With the advent of online learning, university students can get their degrees without ever setting foot in a classroom or visiting a campus.
Distance education - which requires computers and Internet access - can mean courses are offered at remote sites that bring students together in realtime through interactive video classrooms. Online executive education programmes allow students to come together one weekend a month and stay connected to their professor and classmates via the Internet.
Distance learning means access to higher education is not limited by proximity to a university or the ability to afford to move to a foreign country. Respected institutions are offering complete degree programmes online.
The University of Pennsylvania, for example, offers an MBA degree completely online. The University of Phoenix provides online education to 12,000 students seeking degrees. New York Institute of Technology offers hybrid courses where people can meet in a traditional classroom on campus and in a virtual classroom online.
Last week, the Massachusetts Institute of Technology said it would post all 2,000 of its courses, complete with lecture notes, syllabuses, exams and video lectures, on the Web, free to everybody. However, visitors to the site would not earn college credentials.
Tom Friedman, foreign affairs correspondent for the New York Times, observed recently that "the biggest foreign policy issue is now the biggest domestic issue: education.

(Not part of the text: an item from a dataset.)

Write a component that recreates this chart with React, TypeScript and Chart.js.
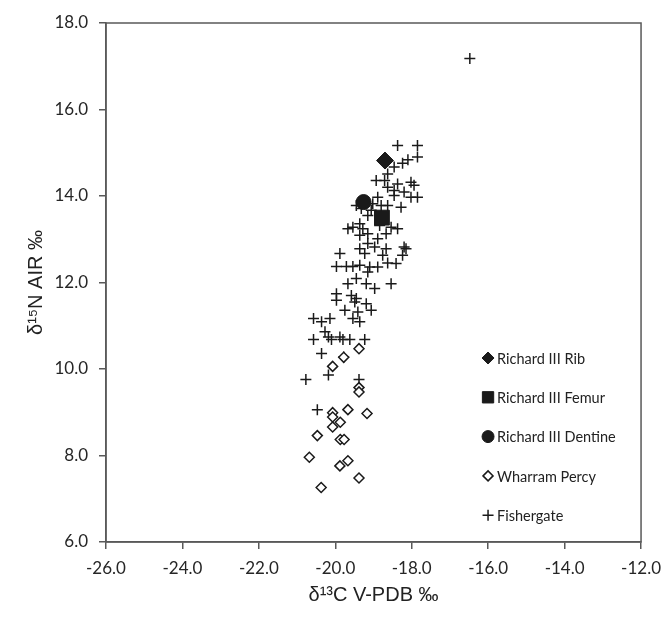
import React, { useEffect, useRef } from "react";
import { Chart, registerables } from "chart.js";
import { drawPoint } from "chart.js/helpers";

Chart.register(...registerables);

const xTicks = [-26, -24, -22, -20, -18, -16, -14, -12];
const yTicks = [6, 8, 10, 12, 14, 16, 18];

const ribX = [-18.7];
const ribY = [14.82];
const femurX = [-18.78];
const femurY = [13.5];
const dentineX = [-19.26];
const dentineY = [13.86];

const wharramX = [-20.07, -19.78, -19.38, -19.38, -19.38, -19.67, -19.17, -20.07, -20.07, -19.87, -20.07, -20.47, -19.87, -19.77, -20.68, -19.67, -19.88, -19.38, -20.37];
const wharramY = [10.06, 10.27, 10.47, 9.57, 9.47, 9.06, 8.97, 8.99, 8.89, 8.77, 8.66, 8.46, 8.37, 8.37, 7.96, 7.88, 7.76, 7.48, 7.26];

const fisherX = [
  -16.48,
  -18.37, -17.85, -17.85, -18.1, -18.24, -18.46, -18.63, -18.93, -18.71, -18.37, -18.02, -17.94, -18.63, -18.46, -18.2,
  -17.85, -18.02, -18.89, -18.46, -18.28, -18.63, -18.8, -19.02, -19.06, -19.45, -19.32, -19.15, -19.54, -19.36, -19.28,
  -19.15, -19.36, -18.84, -18.54, -18.37, -18.67, -18.89, -19.15, -18.2, -19.67,
  -19.88, -19.36, -19.23, -18.97, -18.67, -18.76, -18.15, -18.24, -19.97, -19.71, -19.54, -19.36, -19.1, -18.89, -18.63,
  -18.41, -19.15, -19.45, -19.67, -19.19, -18.97, -18.54, -19.97, -19.97, -19.58, -19.45, -19.49, -19.19, -19.75, -19.41,
  -19.06, -19.54, -19.36, -20.57, -20.36, -20.14, -20.27, -20.18, -20.57, -20.1, -19.88, -19.8, -19.62, -19.23, -20.36,
  -19.78,
  -20.77, -20.18, -19.38, -20.47,
];
const fisherY = [
  17.18,
  15.17, 15.17, 14.9, 14.84, 14.76, 14.67, 14.51, 14.36, 14.36, 14.28, 14.32, 14.25, 14.2, 14.13, 14.09,
  13.97, 13.97, 13.97, 14.01, 13.74, 13.78, 13.78, 13.82, 13.67, 13.78, 13.71, 13.55, 13.28, 13.36, 13.24,
  13.13, 13.09, 13.32, 13.28, 13.24, 13.13, 13.01, 12.9, 12.82, 13.24,
  12.67, 12.78, 12.67, 12.82, 12.78, 12.63, 12.78, 12.63, 12.37, 12.37, 12.37, 12.4, 12.36, 12.36, 12.45,
  12.44, 12.24, 12.09, 11.97, 11.97, 11.86, 11.97, 11.74, 11.59, 11.7, 11.63, 11.55, 11.51, 11.36, 11.32,
  11.36, 11.17, 11.09, 11.17, 11.09, 11.17, 10.86, 10.74, 10.68, 10.68, 10.74, 10.68, 10.68, 10.68, 10.36,
  10.28,
  9.76, 9.86, 9.76, 9.06,
];

const seriesLabels = ["Richard III Rib", "Richard III Femur", "Richard III Dentine", "Wharram Percy", "Fishergate"];

const toPts = (xs: number[], ys: number[]) => xs.map((x, i) => ({ x, y: ys[i] }));

const AXIS = "#595959";
const INK = "#1a1a1a";

const framePlugin = {
  id: "frame",
  afterDraw(chart: any) {
    const { ctx, chartArea: a } = chart;
    ctx.save();
    ctx.strokeStyle = AXIS;
    ctx.lineWidth = 1.5;
    ctx.strokeRect(a.left, a.top, a.right - a.left, a.bottom - a.top);
    ctx.restore();
  },
};

const legendPlugin = {
  id: "insideLegend",
  afterDraw(chart: any) {
    const { ctx, chartArea: a } = chart;
    const legendStyles = [
      { pointStyle: "rectRot", radius: 6, fill: INK, stroke: INK, bw: 1 },
      { pointStyle: "rect", radius: 8, fill: INK, stroke: INK, bw: 1 },
      { pointStyle: "circle", radius: 6, fill: INK, stroke: INK, bw: 1 },
      { pointStyle: "rectRot", radius: 5, fill: "#ffffff", stroke: INK, bw: 1.5 },
      { pointStyle: "cross", radius: 5.5, fill: INK, stroke: INK, bw: 1.5 },
    ];
    ctx.save();
    chart.data.datasets.forEach((ds: any, i: number) => {
      const mx = a.right - 153;
      const my = a.bottom - 184 + i * 39.3;
      const s = legendStyles[i];
      ctx.fillStyle = s.fill;
      ctx.strokeStyle = s.stroke;
      ctx.lineWidth = s.bw;
      drawPoint(ctx, { pointStyle: s.pointStyle, rotation: 0, radius: s.radius, borderWidth: s.bw } as any, mx, my);
      ctx.fillStyle = "#222";
      ctx.font = "14.5px Lato";
      ctx.textBaseline = "middle";
      ctx.textAlign = "left";
      ctx.fillText(ds.label, mx + 9, my + 1);
    });
    ctx.restore();
  },
};

export default function App() {
  const ref = useRef<HTMLCanvasElement | null>(null);

  useEffect(() => {
    if (!ref.current) return;
    const chart = new Chart(ref.current, {
      type: "scatter",
      data: {
        datasets: [
          {
            label: seriesLabels[0],
            data: toPts(ribX, ribY),
            pointStyle: "rectRot",
            pointRadius: 8.5,
            backgroundColor: INK,
            borderColor: INK,
            borderWidth: 1,
          },
          {
            label: seriesLabels[1],
            data: toPts(femurX, femurY),
            pointStyle: "rect",
            pointRadius: 10.5,
            backgroundColor: INK,
            borderColor: INK,
            borderWidth: 1,
          },
          {
            label: seriesLabels[2],
            data: toPts(dentineX, dentineY),
            pointStyle: "circle",
            pointRadius: 7.5,
            backgroundColor: INK,
            borderColor: INK,
            borderWidth: 1,
          },
          {
            label: seriesLabels[3],
            data: toPts(wharramX, wharramY),
            pointStyle: "rectRot",
            pointRadius: 5,
            backgroundColor: "#ffffff",
            borderColor: INK,
            borderWidth: 1.5,
          },
          {
            label: seriesLabels[4],
            data: toPts(fisherX, fisherY),
            pointStyle: "cross",
            pointRadius: 5.5,
            backgroundColor: INK,
            borderColor: INK,
            borderWidth: 1.5,
          },
        ],
      },
      options: {
        responsive: false,
        animation: false,
        devicePixelRatio: 1,
        layout: { padding: { top: 23, right: 24, left: 0, bottom: 0 } },
        plugins: { legend: { display: false }, tooltip: { enabled: false } },
        scales: {
          x: {
            type: "linear",
            min: xTicks[0],
            max: xTicks[xTicks.length - 1],
            afterBuildTicks: (s: any) => {
              s.ticks = xTicks.map((v) => ({ value: v }));
            },
            afterFit: (s: any) => {
              s.height = 77;
            },
            ticks: {
              callback: (v: any) => Number(v).toFixed(1),
              font: { family: "Lato", size: 17 },
              color: "#262626",
              padding: 9,
              maxRotation: 0,
            },
            grid: { drawOnChartArea: false, drawTicks: true, tickLength: 7, color: AXIS, lineWidth: 1.5 },
            border: { display: true, color: AXIS, width: 1.5 },
            title: {
              display: true,
              text: "δ¹³C V-PDB ‰",
              font: { family: "Liberation Sans", size: 20 },
              color: "#222",
              padding: { top: 0, bottom: 12 },
            },
          },
          y: {
            type: "linear",
            min: yTicks[0],
            max: yTicks[yTicks.length - 1],
            afterBuildTicks: (s: any) => {
              s.ticks = yTicks.map((v) => ({ value: v }));
            },
            afterFit: (s: any) => {
              s.width = 106;
            },
            ticks: {
              callback: (v: any) => Number(v).toFixed(1),
              font: { family: "Lato", size: 17 },
              color: "#262626",
              padding: 11,
            },
            grid: { drawOnChartArea: false, drawTicks: true, tickLength: 7, color: AXIS, lineWidth: 1.5 },
            border: { display: true, color: AXIS, width: 1.5 },
            title: {
              display: true,
              text: "δ¹⁵N AIR ‰",
              font: { family: "Liberation Sans", size: 20 },
              color: "#222",
              padding: { top: 24, bottom: 0 },
            },
          },
        },
      },
      plugins: [framePlugin, legendPlugin],
    });
    return () => chart.destroy();
  }, []);

  return (
    <div style={{ position: "absolute", left: 0, top: 0, width: 670, height: 619, background: "#fff" }}>
      <canvas ref={ref} width={670} height={619} style={{ display: "block" }} />
    </div>
  );
}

In this era of globalisation, we think we need to get smarter to survive in a world without walls".
Indeed, Dr Edward Guiliano, president of New York Institute of Technology, said last week he was in no doubt that technology, globalisation and competition were driving change at a frenetic pace. While he admitted American higher education might not be the smartest in the world, he said it was now a hot issue. "With all its warts and contradictions . . . it is the short-term future vision of education globally. American education in business, technology, medicine and other fields is coveted and copied around the world. American higher education has become an export."
He said there had been a shift in American education toward student-centred learning and interactive learning and coaching, with an "emphasis on the creative examination of ideas, rather than the absorption of facts".
The argument over international comparisons in education, Dr Guiliano said, is the debate over the validity of SAT scores, a comparative test widely used by American colleges and universities as an entrance exam. If a degree obtained through distance education is to become as valuable as one that is conferred upon a student in residence, educators worldwide must agree on and enforce standards and procedures, he said.
Crucial to distance education is the Internet, which can provide ready access to information, course materials and tutors. More than 90 per cent of American college students access the Internet. "Certainly the profusion of technology at America's campuses," Dr Guiliano said, as well as "the integration of technology into the teaching and learning process, distinguishes America's higher education system from most others".
This means not just the use of the Internet but also of high-tech laboratory equipment in the sciences, technology and medicine, as well as high-end computer graphics and digital editing equipment in communications, architecture and design programmes.
Dr Guiliano said Web-based electronic learning was more efficient and effective when it was applied to corporate training and staff development. "Delivery through the Web makes training just-in-time and continuously available."
But not all college professors are enamoured with online learning. Michele Kidwell-Cohen, professor of art history at the New School in Manhattan, told me she did not like the idea of teaching a course online.
"I like to take students to museums or to show them slides so they can feel art and see its beauty and relevance in their own lives." Putting art online, Ms Kidwell-Cohen said, would lose meaning, vitality and the true experience of learning.
Above all else, though, Dr Guiliano believes the one advantage of distance learning is the opportunity for people from different countries to meet and exchange ideas in an educational setting, "even one as artificial as a classroom in cyberspace," he said.